Police Use DNA Test On TC Noose

By Tom Faure and Joy Resmovits

Published October 19, 2007

The New York Police Department’s Hate Crime Task Force is using DNA fingerprinting technology to identify the person who hung the noose on a Teachers College professor’s door, but still have no suspects.

On Wednesday, TC Director of Communications Diane Dobry said she called the president’s office in response to an inquiry about rumors that Suniya Luthar, TC professor of psychology and education and a purported rival of Madonna Constantine, on whose door the noose was hung, committed the hate crime. She said these rumors were unfounded. “No one in the administration imagined that she has any connection with the incident. The detectives investigating this have never suspected any involvement in the incident,” Dobry said.

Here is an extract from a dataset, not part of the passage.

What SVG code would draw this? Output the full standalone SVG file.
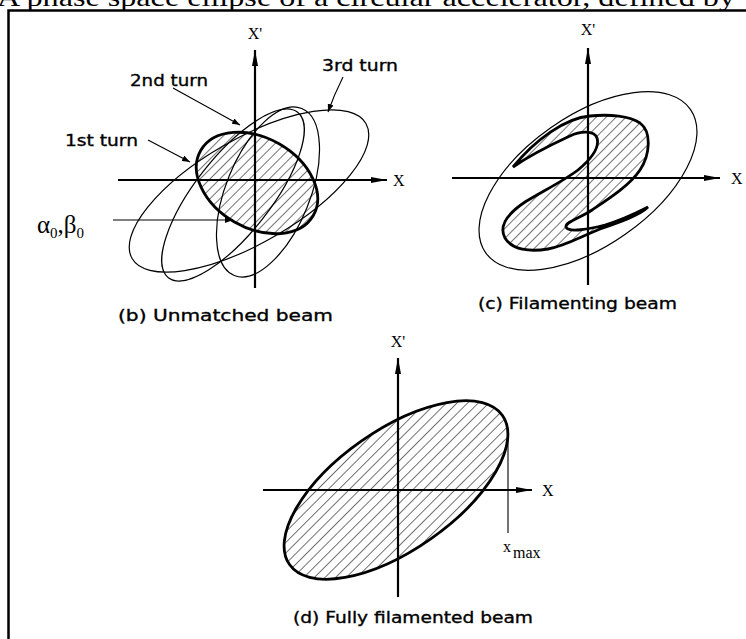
<svg xmlns="http://www.w3.org/2000/svg" width="746" height="639" viewBox="0 0 746 639">
<defs>
<style>
.ax{stroke:#000;stroke-width:2.2;fill:none}
.el{stroke:#000;stroke-width:1.2;fill:none}
.hatch{stroke:#000;stroke-width:2.8}
.lead{stroke:#000;stroke-width:1.1;fill:none}
.lbl{font-family:"DejaVu Sans",sans-serif;font-size:16px;fill:#000;stroke:#000;stroke-width:0.35}
.tm{font-family:"Liberation Serif",serif;fill:#000}
</style>
<pattern id="hpB" patternUnits="userSpaceOnUse" width="7" height="7" patternTransform="rotate(15)">
<line x1="0" y1="0" x2="0" y2="7" stroke="#000" stroke-width="1.1"/>
</pattern>
<pattern id="hpC" patternUnits="userSpaceOnUse" width="7" height="7" patternTransform="rotate(45)">
<line x1="0" y1="0" x2="0" y2="7" stroke="#000" stroke-width="1.1"/>
</pattern>
<pattern id="hpD" patternUnits="userSpaceOnUse" width="7.5" height="7.5" patternTransform="rotate(80)">
<line x1="0" y1="0" x2="0" y2="7.5" stroke="#000" stroke-width="1.1"/>
</pattern>
<marker id="ah" viewBox="0 0 16 8" refX="16" refY="4" markerWidth="16" markerHeight="8" markerUnits="userSpaceOnUse" orient="auto">
<path d="M0,1 L16,4 L0,7 Z" fill="#000"/>
</marker>
<marker id="sh" viewBox="0 0 8 6" refX="8" refY="3" markerWidth="8" markerHeight="6" markerUnits="userSpaceOnUse" orient="auto">
<path d="M0,0 L8,3 L0,6 Z" fill="#000"/>
</marker>
</defs>
<rect width="746" height="639" fill="#fff"/>
<text class="tm" x="-3" y="6" font-size="26" textLength="738" lengthAdjust="spacingAndGlyphs">A phase space ellipse of a circular accelerator, defined by</text>
<path d="M8.5,639 V10.5 H746" stroke="#000" stroke-width="2.5" fill="none"/>

<g id="panel-b">
<ellipse class="el" cx="249" cy="191" rx="135" ry="52" transform="rotate(-30 249 191)"/>
<ellipse class="el" cx="233" cy="195" rx="105" ry="38" transform="rotate(-52 233 195)"/>
<ellipse class="el" cx="268" cy="192" rx="90" ry="42" transform="rotate(-68 268 192)"/>
<ellipse class="hatch" fill="url(#hpB)" cx="257" cy="183" rx="65" ry="45" transform="rotate(30 257 183)"/>
<line class="ax" x1="118" y1="180" x2="387" y2="180" marker-end="url(#ah)"/>
<line class="ax" x1="255" y1="288" x2="255" y2="50" marker-end="url(#ah)"/>
<text class="tm" x="255" y="39" font-size="16" text-anchor="middle">X'</text>
<text class="tm" x="393" y="186" font-size="16">X</text>
<text class="lbl" x="322" y="71" textLength="76" lengthAdjust="spacingAndGlyphs">3rd turn</text>
<text class="lbl" x="130" y="86" textLength="78" lengthAdjust="spacingAndGlyphs">2nd turn</text>
<text class="lbl" x="65" y="146" textLength="73" lengthAdjust="spacingAndGlyphs">1st turn</text>
<text class="tm" x="37" y="233" font-size="25">α<tspan font-size="15" dy="5">0</tspan><tspan dy="-5">,β</tspan><tspan font-size="15" dy="5">0</tspan></text>
<text class="lbl" x="118" y="321" textLength="215" lengthAdjust="spacingAndGlyphs">(b) Unmatched beam</text>
</g>

<g id="panel-c">
<ellipse class="el" cx="588" cy="181" rx="125" ry="65" transform="rotate(-35 588 181)"/>
<path class="hatch" fill="url(#hpC)" d="M513,167 C535,140 565,118 590,116 C610,114 630,116 640,123 C652,132 650,155 640,170 C630,185 610,198 592,210 C580,218 565,222 566,227 C568,233 590,229 605,225 C625,219 640,211 648,207 C640,215 620,222 600,229 C580,237 565,246 548,249 C530,252 512,250 505,238 C498,225 510,212 525,202 C545,190 565,180 578,170 C590,160 600,148 597,138 C594,130 580,131 570,136 C555,143 535,152 513,167 Z"/>
<line class="ax" x1="452" y1="178" x2="720" y2="178" marker-end="url(#ah)"/>
<line class="ax" x1="588" y1="285" x2="588" y2="48" marker-end="url(#ah)"/>
<text class="tm" x="588" y="35" font-size="16" text-anchor="middle">X'</text>
<text class="tm" x="731" y="184" font-size="16">X</text>
<text class="lbl" x="478" y="309" textLength="199" lengthAdjust="spacingAndGlyphs">(c) Filamenting beam</text>
</g>

<g id="panel-d">
<ellipse class="hatch" fill="url(#hpD)" cx="396" cy="490" rx="130" ry="60" transform="rotate(-35 396 490)"/>
<line class="ax" x1="263" y1="490" x2="532" y2="490" marker-end="url(#ah)"/>
<line class="ax" x1="398" y1="597" x2="398" y2="358" marker-end="url(#ah)"/>
<line class="lead" x1="508" y1="430" x2="508" y2="533"/>
<text class="tm" x="398" y="347" font-size="16" text-anchor="middle">X'</text>
<text class="tm" x="542" y="496" font-size="16">X</text>
<text class="tm" x="503" y="552" font-size="16">x<tspan dy="6" dx="2">max</tspan></text>
<text class="lbl" x="293" y="623" textLength="240" lengthAdjust="spacingAndGlyphs">(d) Fully filamented beam</text>
</g>

<g id="connectors">
<path class="lead" d="M343,77 Q334,95 328,112" marker-end="url(#sh)"/>
<path class="lead" d="M173,88 L240,125" marker-end="url(#sh)"/>
<path class="lead" d="M148,140 L190,162" marker-end="url(#sh)"/>
<line class="lead" x1="113" y1="220" x2="233" y2="220" marker-end="url(#sh)"/>
</g>
</svg>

Later that day, at TC President Susan Fuhrman’s State of the College address, Fuhrman denounced the press for implicating Luthar.

“On the most personal level, the hanging of the noose targeted Madonna Constantine, one of our very distinguished African American faculty members,” Fuhrman said. “It also embroiled Suniya Luthar ... she herself became the target of an awful and vicious press campaign.”

As the press descended on Columbia last week, the New York Post quoted police sources as saying that Luthar had replaced Constantine when she was on sabbatical, and that Luthar was upset to give up the post when Constantine returned. The Post also reported that Constantine had filed a defamation suit that sought damages “in excess of $100,000” against Luthar.

Paul Browne, the NYPD’s deputy commissioner for public information, also denied last Wednesday that the police suspected Luthar, saying, “that is flatly wrong.” But the Post and other news outlets continued to report on Luthar.

Browne said Thursday that the NYPD is using DNA testing of the noose in efforts to identify the perpetrator but that no leads had surfaced yet. “We haven’t identified a suspect yet,” he said, specifically denying that Luthar was a suspect.

The Hate Crime Task Force is still speaking with all faculty members in the department.
Michael Osgood, supervising investigator for the NYPD Hate Crime Task Force, said hate crimes in the city generally occur at random. “There is no pattern. Spatially and temporally, they occur in a random manner.”

Fuhrman said that, despite being certain of Luthar’s innocence, she could not comment about Luthar last week because of legal and privacy concerns. “I regret that in the effort to protect her privacy and under legal advice not to comment about her in any questions about the incident even when specifically asked about her, we didn’t offer her the public support she deserves,” Fuhrman said.